Economics of expertise and information services

by Sebastian Benthall

We have no considered two models of how information affects welfare outcomes.

In the first model, inspired by an argument from Richard Posner, the are many producers (employees, in the specific example, but it could just as well be cars, etc.) and a single consumer. When the consumer knows nothing about the quality of the producers, the consumer gets an average quality producer and the producers split the expected utility of the consumer’s purchase equally. When the consumer is informed, she benefits and so does the highest quality producer, at the detriment of the other producers.

In the second example, inspired by Shapiro and Varian’s discussion of price differentiation in the sale of information goods, there was a single producer and many consumers. When the producer knows nothing about the “quality” of the consumers–their willingness to pay–the producer charges all consumers a profit-maximizing price. This price leaves many customers out of reach of the product, and many others getting a consumer surplus because the product is cheap relative to their demand. When the producer is more informed, they make more profit by selling as personalized prices. This lets the previously unreached customers in on the product at a compellingly low price. It also allows the producer to charge higher prices to willing customers; they capture what was once consumer surplus for themselves.

In both these cases, we have assumed that there is only one kind of good in play. It can vary numerically in quality, which is measured in the same units as cost and utility.
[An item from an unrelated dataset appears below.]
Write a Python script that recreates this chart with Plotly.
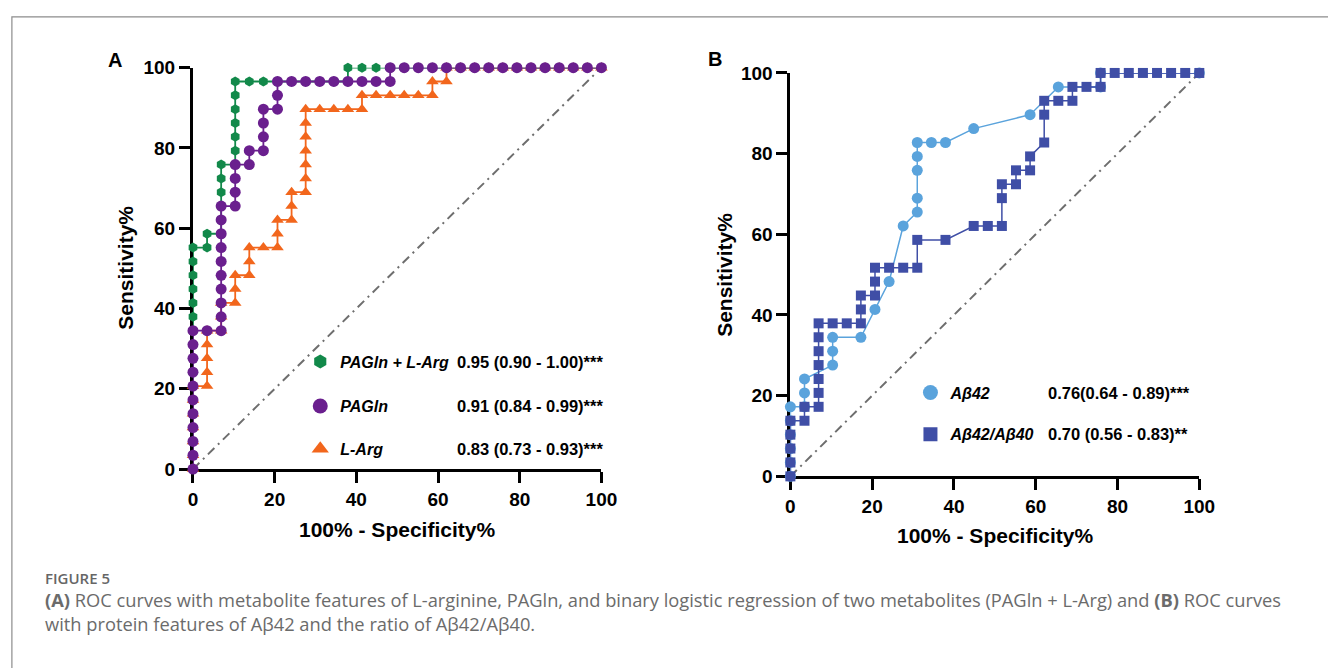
import plotly.graph_objects as go

W, H = 1328, 668

# ---------------- data (percent) ----------------
TICKS = [0, 20, 40, 60, 80, 100]
TICK_LABELS = ["0", "20", "40", "60", "80", "100"]
CHANCE_X = [0, 100]
CHANCE_Y = [0, 100]

# Panel A : PAGln + L-Arg
combo_fpr = [0, 0, 0, 0, 0, 0, 0, 0, 0, 0, 0, 0, 0, 0, 0, 0, 0,
             3.45, 3.45,
             6.90, 6.90, 6.90, 6.90, 6.90, 6.90,
             10.34, 10.34, 10.34, 10.34, 10.34, 10.34, 10.34,
             13.79, 17.24, 20.69, 24.14, 27.59, 31.03, 34.48, 37.93,
             37.93, 41.38, 44.83, 48.28, 51.72, 55.17, 58.62, 62.07, 65.52, 68.97,
             72.41, 75.86, 79.31, 82.76, 86.21, 89.66, 93.10, 96.55, 100]
combo_tpr = [0, 3.45, 6.90, 10.34, 13.79, 17.24, 20.69, 24.14, 27.59, 31.03, 34.48,
             37.93, 41.38, 44.83, 48.28, 51.72, 55.17,
             55.17, 58.62,
             58.62, 62.07, 65.52, 68.97, 72.41, 75.86,
             75.86, 79.31, 82.76, 86.21, 89.66, 93.10, 96.55,
             96.55, 96.55, 96.55, 96.55, 96.55, 96.55, 96.55, 96.55,
             100, 100, 100, 100, 100, 100, 100, 100, 100, 100,
             100, 100, 100, 100, 100, 100, 100, 100, 100]

# Panel A : PAGln
pagln_fpr = [0, 0, 0, 0, 0, 0, 0, 0, 0, 0, 0,
             3.45,
             6.90, 6.90, 6.90, 6.90, 6.90, 6.90, 6.90, 6.90, 6.90, 6.90,
             10.34, 10.34, 10.34, 10.34,
             13.79, 13.79,
             17.24, 17.24, 17.24, 17.24,
             20.69, 20.69, 20.69,
             24.14, 27.59, 31.03, 34.48, 37.93, 41.38, 44.83, 48.28,
             48.28, 51.72, 55.17, 58.62, 62.07, 65.52, 68.97, 72.41,
             75.86, 79.31, 82.76, 86.21, 89.66, 93.10, 96.55, 100]
pagln_tpr = [0, 3.45, 6.90, 10.34, 13.79, 17.24, 20.69, 24.14, 27.59, 31.03, 34.48,
             34.48,
             34.48, 37.93, 41.38, 44.83, 48.28, 51.72, 55.17, 58.62, 62.07, 65.52,
             65.52, 68.97, 72.41, 75.86,
             75.86, 79.31,
             79.31, 82.76, 86.21, 89.66,
             89.66, 93.10, 96.55,
             96.55, 96.55, 96.55, 96.55, 96.55, 96.55, 96.55, 96.55,
             100, 100, 100, 100, 100, 100, 100, 100,
             100, 100, 100, 100, 100, 100, 100, 100]

# Panel A : L-Arg
larg_fpr = [0, 0, 0, 0, 0, 0, 0,
            3.45, 3.45, 3.45, 3.45, 3.45,
            6.90, 6.90, 6.90,
            10.34, 10.34, 10.34,
            13.79, 13.79, 13.79,
            17.24,
            20.69, 20.69, 20.69,
            24.14, 24.14, 24.14,
            27.59, 27.59, 27.59, 27.59, 27.59, 27.59, 27.59,
            31.03, 34.48, 37.93,
            41.38, 41.38,
            44.83, 48.28, 51.72, 55.17, 58.62,
            58.62,
            62.07, 62.07,
            65.52, 68.97, 72.41, 75.86, 79.31, 82.76, 86.21, 89.66, 93.10, 96.55, 100]
larg_tpr = [0, 3.45, 6.90, 10.34, 13.79, 17.24, 20.69,
            20.69, 24.14, 27.59, 31.03, 34.48,
            34.48, 37.93, 41.38,
            41.38, 44.83, 48.28,
            48.28, 51.72, 55.17,
            55.17,
            55.17, 58.62, 62.07,
            62.07, 65.52, 68.97,
            68.97, 72.41, 75.86, 79.31, 82.76, 86.21, 89.66,
            89.66, 89.66, 89.66,
            89.66, 93.10,
            93.10, 93.10, 93.10, 93.10, 93.10,
            96.55,
            96.55, 100,
            100, 100, 100, 100, 100, 100, 100, 100, 100, 100, 100]

# Panel B : Abeta42
ab42_fpr = [0, 0, 0, 0, 0, 0,
            3.45, 3.45, 3.45,
            10.34, 10.34, 10.34,
            17.24, 20.69, 24.14, 27.59,
            31.03, 31.03, 31.03, 31.03, 31.03,
            34.48, 37.93, 44.83, 58.62, 65.52,
            75.86, 75.86, 100]
ab42_tpr = [0, 3.45, 6.90, 10.34, 13.79, 17.24,
            17.24, 20.69, 24.14,
            27.59, 31.03, 34.48,
            34.48, 41.38, 48.28, 62.07,
            65.52, 68.97, 75.86, 79.31, 82.76,
            82.76, 82.76, 86.21, 89.66, 96.55,
            96.55, 100, 100]

# Panel B : Abeta42/Abeta40
ratio_fpr = [0, 0, 0, 0, 0,
             3.45, 3.45,
             6.90, 6.90, 6.90, 6.90, 6.90, 6.90, 6.90,
             10.34, 13.79, 17.24,
             17.24, 17.24,
             20.69, 20.69, 20.69,
             24.14, 27.59, 31.03,
             31.03, 37.93, 44.83,
             48.28, 51.72,
             51.72, 51.72,
             55.17, 55.17,
             58.62, 58.62,
             62.07,
             62.07, 62.07,
             65.52, 68.97,
             68.97,
             72.41, 75.86,
             75.86,
             79.31, 82.76, 86.21, 89.66, 93.10, 96.55, 100]
ratio_tpr = [0, 3.45, 6.90, 10.34, 13.79,
             13.79, 17.24,
             17.24, 20.69, 24.14, 27.59, 31.03, 34.48, 37.93,
             37.93, 37.93, 37.93,
             41.38, 44.83,
             44.83, 48.28, 51.72,
             51.72, 51.72, 51.72,
             58.62, 58.62, 62.07,
             62.07, 62.07,
             68.97, 72.41,
             72.41, 75.86,
             75.86, 79.31,
             82.76,
             89.66, 93.10,
             93.10, 93.10,
             96.55,
             96.55, 96.55,
             100,
             100, 100, 100, 100, 100, 100, 100]

names_A = ["PAGln + L-Arg", "PAGln", "L-Arg"]
auc_A = ["0.95 (0.90 - 1.00)***", "0.91 (0.84 - 0.99)***", "0.83 (0.73 - 0.93)***"]
names_B = ["Aβ42", "Aβ42/Aβ40"]
auc_B = ["0.76(0.64 - 0.89)***", "0.70 (0.56 - 0.83)**"]

# ---------------- styles ----------------
GREEN = "#12894a"
PURPLE = "#6a1f8e"
ORANGE = "#f2661c"
LBLUE = "#5aa3dc"
DBLUE = "#3f4ea6"
FONT = "Arial, Liberation Sans, sans-serif"


def px_x(p):
    return p / W


def px_y(p):
    return 1 - p / H


fig = go.Figure()

# chance lines
for xa, ya in [("x", "y"), ("x2", "y2")]:
    fig.add_trace(go.Scatter(x=CHANCE_X, y=CHANCE_Y, mode="lines", xaxis=xa, yaxis=ya,
                             line=dict(color="#6e6e6e", width=2, dash="9px,5px,2px,5px"),
                             showlegend=False, hoverinfo="skip"))


def curve(x, y, color, symbol, size, ax, lw=1.8):
    xa, ya = ("x", "y") if ax == 1 else ("x2", "y2")
    fig.add_trace(go.Scatter(x=x, y=y, mode="lines+markers", xaxis=xa, yaxis=ya,
                             line=dict(color=color, width=lw),
                             marker=dict(color=color, symbol=symbol, size=size,
                                         line=dict(width=0)),
                             cliponaxis=False, showlegend=False))


curve(larg_fpr, larg_tpr, ORANGE, "triangle-up", 11, 1)
curve(combo_fpr, combo_tpr, GREEN, "hexagon", 10, 1)
curve(pagln_fpr, pagln_tpr, PURPLE, "circle", 11, 1)
curve(ab42_fpr, ab42_tpr, LBLUE, "circle", 11, 2, lw=1.5)
curve(ratio_fpr, ratio_tpr, DBLUE, "square", 10, 2, lw=1.5)

# legend rows (page pixel positions of each legend row)
rows_A = [363, 409, 453]
rows_B = [395, 438]
LEG_X_A, LEG_X_B = 300, 920
AUC_X_A, AUC_X_B = 458, 1059

legend_layouts = {}
k = 1
for nm, col, sym, sz, ry in zip(names_A, [GREEN, PURPLE, ORANGE],
                                ["hexagon", "circle", "triangle-up"], [14, 15, 15], rows_A):
    key = "legend" if k == 1 else "legend%d" % k
    fig.add_trace(go.Scatter(x=[None], y=[None], mode="markers", xaxis="x", yaxis="y",
                             name="<b><i>" + nm + "</i></b>", legend=key,
                             marker=dict(color=col, symbol=sym, size=sz)))
    legend_layouts[key] = (LEG_X_A, ry)
    k += 1
for nm, col, sym, sz, ry in zip(names_B, [LBLUE, DBLUE], ["circle", "square"], [15, 14], rows_B):
    key = "legend%d" % k
    fig.add_trace(go.Scatter(x=[None], y=[None], mode="markers", xaxis="x2", yaxis="y2",
                             name="<b><i>" + nm + "</i></b>", legend=key,
                             marker=dict(color=col, symbol=sym, size=sz)))
    legend_layouts[key] = (LEG_X_B, ry)
    k += 1

axis_common = dict(range=[0, 100], tickvals=TICKS, ticktext=TICK_LABELS,
                   showline=True, linewidth=3, linecolor="black",
                   ticks="outside", ticklen=11, tickwidth=3, tickcolor="black",
                   showgrid=False, zeroline=False, layer="below traces",
                   tickfont=dict(family=FONT, size=19, color="black", weight="bold"),
                   fixedrange=True)


def ann(text, xp, yp, size, xanchor="center", family=FONT, color="black", angle=0,
        weight=None, align="center"):
    f = dict(family=family, size=size, color=color)
    if weight is not None:
        f["weight"] = weight
    return dict(text=text, x=px_x(xp), y=px_y(yp), xref="paper", yref="paper",
                xanchor=xanchor, yanchor="middle", showarrow=False, textangle=angle,
                font=f, align=align, borderpad=0)


annotations = []
# panel letters
annotations.append(ann("<b>A</b>", 112, 52, 20))
annotations.append(ann("<b>B</b>", 721, 51, 20))
# axis titles
for xc, yc in [(398, 536), (1006, 543)]:
    annotations.append(ann("<b>100% - Specificity%</b>", xc, yc, 21))
for xc, yc in [(123, 266), (731, 273)]:
    annotations.append(ann("<b>Sensitivity%</b>", xc, yc, 21, angle=-90))
# AUC texts
for txt, yc in zip(auc_A, rows_A):
    annotations.append(ann("<b>" + txt + "</b>", AUC_X_A, yc, 16.5, xanchor="left"))
for txt, yc in zip(auc_B, rows_B):
    annotations.append(ann("<b>" + txt + "</b>", AUC_X_B, yc, 16.5, xanchor="left"))
# caption
CAP_FONT = "Open Sans, Lato, sans-serif"
annotations.append(ann("FIGURE 5", 40, 586, 15, xanchor="left", family=CAP_FONT,
                       color="#666666", weight=600))
annotations.append(ann(
    "<b>(A)</b> ROC curves with metabolite features of L-arginine, PAGln, and binary logistic "
    "regression of two metabolites (PAGln + L-Arg) and <b>(B)</b> ROC curves<br>"
    "with protein features of Aβ42 and the ratio of Aβ42/Aβ40.",
    40, 621.5, 18.3, xanchor="left", family=CAP_FONT, color="#6b6b6b", align="left"))

legends = {}
for key, (lx, ly) in legend_layouts.items():
    legends[key] = dict(x=px_x(lx), y=px_y(ly), xanchor="left", yanchor="middle",
                        bgcolor="rgba(0,0,0,0)", borderwidth=0,
                        font=dict(family=FONT, size=16, color="black"),
                        itemclick=False, itemdoubleclick=False)

fig.update_layout(
    width=W, height=H, margin=dict(l=0, r=0, t=0, b=0),
    paper_bgcolor="white", plot_bgcolor="white",
    xaxis=dict(domain=[px_x(191), px_x(606)], anchor="y", **axis_common),
    yaxis=dict(domain=[px_y(474), px_y(59.5)], anchor="x", **axis_common),
    xaxis2=dict(domain=[px_x(798), px_x(1213.5)], anchor="y2", **axis_common),
    yaxis2=dict(domain=[px_y(481.5), px_y(65)], anchor="x2", **axis_common),
    annotations=annotations,
    shapes=[dict(type="rect", xref="paper", yref="paper",
                 x0=px_x(7), x1=px_x(1345), y0=px_y(690), y1=px_y(7),
                 line=dict(color="#8c8c8c", width=1.2), layer="below")],
    showlegend=True,
    hovermode=False,
    **legends,
)

fig.write_html("out.html",
               config={"displayModeBar": False, "staticPlot": True},
               post_script="document.body.style.margin='0px';"
                           "document.body.style.overflow='hidden';")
In order to bridge from theory of information goods to theory of information services, we need to take into account a key feature of information services. Consumers buy information when they don’t know what it is they want, exactly. Producers of information services tailor what they provide to the specific needs of the consumers. This is true for information services like search engines but also other forms of expertise like physician’s services, financial advising, and education. It’s notable that these last three domains are subject to data protection laws in the United States (HIPAA, GLBA, and FERPA) respectively, and on-line information services are an area where privacy and data protection are a public concern. By studying the economics of information services and expertise, we may discover what these domains have in common.

Let’s consider just a single consumer and a single producer. The consumer has a utility function \vec{x} \sim X (that is, sampled from random variable X, specifying the values it gets for the consumption of each of m = \vert J \vert products. We’ll denote with x_j the utility awarded to the consumer for the consumption of product j \in J.

The catch is that the consumer does not know X. What they do know is y \sim Y, which is correlated with X is some way that is unknown to them. The consumer tells the producer y, and the producer’s job is to recommend to them j \in J that will most benefit them. We’ll assume that the producer is interested in maximizing consumer welfare in good faith because, for example, they are trying to promote their professional reputation and this is roughly in proportion to customer satisfaction. (Let’s assume they pass on costs of providing the product to the consumer).

As in the other cases, let’s consider first the case where the acting party has no useful information about the particular customer. In this case, the producer has to choose their recommendation \hat j based on their knowledge of the underlying probability distribution X, i.e.:

\hat j = arg \max_{j \in J} E[X_j]

where X_j is the probability distribution over x_j implied by X.

In the other extreme case, the producer has perfect information of the consumer’s utility function. They can pick the truly optimal product:

\hat j = arg \max_{j \in J} x_j

How much better off the consumer is in the second case, as opposed to the first, depends on the specifics of the distribution X. Suppose X_j are all independent and identically distributed. Then an ignorant producer would be indifferent to the choice of \hat j, leaving the expected outcome for the consumer E[X_j], whereas the higher the number of products m the more \max_{j \in J} x_j will approach the maximum value of X_j.

In the intermediate cases where the producer knows y which carries partial information about \vec{x}, they can choose:

\hat j = arg \max_{j \in J} E[X_j \vert y] =

arg \max_{j \in J} \sum x_j P(x_j = X_j \vert y) =

arg \max_{j \in J} \sum x_j P(y \vert x_j = X_j) P(x_j = X_j)

The precise values of the terms here depend on the distributions X and Y. What we can know in general is that the more informative is y is about x_j, the more the likelihood term P(y \vert x_j = X_j) dominates the prior P(x_j = X_j) and the condition of the consumer improves.

Note that in this model, it is the likelihood function P(y \vert x_j = X_j) that is the special information that the producer has. Knowledge of how evidence (a search query, a description of symptoms, etc.) are caused by underlying desire or need is the expertise the consumers are seeking out. This begins to tie the economics of information to theories of statistical information.